Insects that are potentially harmful to agriculture have shaped agricultural practices and policy-making worldwide. Although forgotten, the sudden appearance of Moroccan locust (Dociostaurus maroccanus) swarms - common in North Africa, southern and eastern Europe and West Asia - was a relatively frequent phenomenon in the Iberian Peninsula until the mid-twentieth century, involving the State, agronomists and populations in successive, but mostly failed, attempts to control them. This communication analyzes the Portuguese case, discussing how agricultural policies may have been an enhancer of those outbreaks - and especially of the perception of their risk - as well as the ways and contexts in which science was used to contain losses and extinguish these insects.
[based on the paper: Gomes, I.; Queiroz, A. I. & Alves, D., “Iberians against locusts: fighting cross-border bio-invaders (1898-1947)”, Historia Agraria (in press)]
About the speaker
Inês Gomes (CIUHCT / FCUL) has a PhD in History and Philosophy of Sciences (FCUL), a master in Geo-resources (IST) and a degree in Biology (FCUL).

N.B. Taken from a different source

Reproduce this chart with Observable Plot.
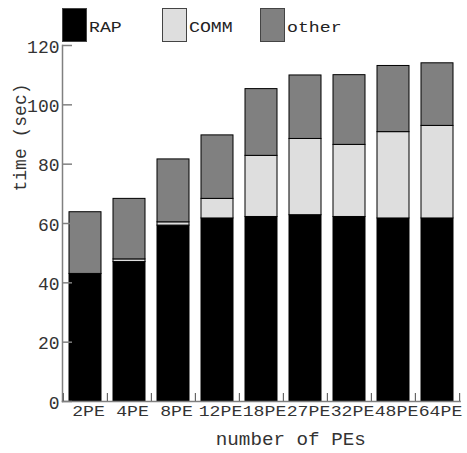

She has been a postdoctoral researcher at CIUHCT since 2017.
Her research began in the field of ecology and her PhD focused on the scientific heritage, specifically on the history of secondary school collections of natural history.
More recently, she has been involved in projects in the field of environmental history and urban history of science, particularly in the projects “Introductions, invasions and control measures of plant pests in Southern Europe. An interdisciplinary comparative approach from the 19th century onwards” and “Visions of Lisbon: Science, Technology and Medicine and the Making of a Techno-Scientific Capital, 1870-1940”.